La formazione originaria degli Interpol costituisce un unicum fondamentale per la riuscita del disco. Ognuno fa la sua parte. Il ruolo del basso di Dengler fu talmente determinante, da farlo scherzare su un titolo alternativo: avrebbe voluto chiamarlo “Celebrated bassline of the future”. Quello scherzo dimostra – pur nella sue dimensione egoistica – quanto il concetto di “gruppo” musicale potesse essere valido.

“You’ll go stabbing yourself in the neck”

L’ascolto di Turn on the Bright Lights pretende la massima attenzione. È un racconto struggente, che ti lascia con il cuore spezzato. Comincia con le chitarre immerse nel riverbero di “Untitled”, un brano che era stato originariamente pensato soltanto per aprire i live, come intro. La narrazione dell’album segue un percorso ben delineato, rivelato da “Obstacle 1”: c’è la chitarra di Kessler a indicare la direzione, sostenuta da quella di Banks, che con la sua voce lascia una firma inconfondibile.

“NYC” è una ballata ragionata, che disseziona le emozioni – tra echi e riverberi – alla ricerca di una città (“The subway is a porno, the pavements they are a mess”). La stessa città si espande in “PDA”: per i primi tre minuti la canzone crea una sua dimensione, fatta di doppia chitarra, batteria e una fluida linea di basso. Poi si prende una pausa e riparte, lasciando sotto i riflettori soltanto la chitarra.

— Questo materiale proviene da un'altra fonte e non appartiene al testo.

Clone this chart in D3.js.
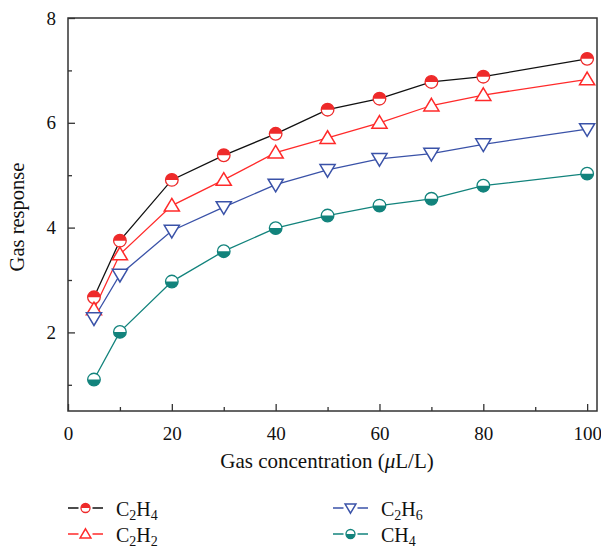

“Hands Away” rimane sospesa in aria, accennata e leggiadra, rimanendo tra gli echi di una malinconia comprensiva. Intesa alla maniera degli Interpol, la malinconia è un’occasione per guardarsi intorno e riflettere, approfondire e scoprire. L’importante è continuare a camminare, in compagnia di quella città che ti scruta, nascosta, così come scruta la Stella di “Stella was a diver and she was always down” (“When she walks down the street, she knows there’s people watching. The building fronts are just fronts to hide the people watching her”).

Sei ascoltatore e protagonista, testimone di una confessione a cuore aperto lunga 11 tracce, fatta di musica e parole che a tratti esplodono, come in “The New” (“I can’t pretend I need to defend some part of me from you”). Con queste premesse, il commiato di Turn On the Bright Lights non poteva che essere solenne: “Leif Erikson”, che prende il nome da un impavido viaggiatore, è la traversata alla fine di una tempesta (“I’ll bring you when my lifeboat sails through the night”).

Così si chiude un album che ti ha dato per tutto il tempo la sensazione di non aver capito qualcosa. È un po’ come un film che finisce male, ma che fino all’ultimo momento ti fa credere che tutto andrà per il meglio. Come un libro che sai di dover rileggere più di una volta. Come riuscire ad arrivare a casa un secondo prima che inizi a piovere. Non è un disco, è un colpo di fortuna.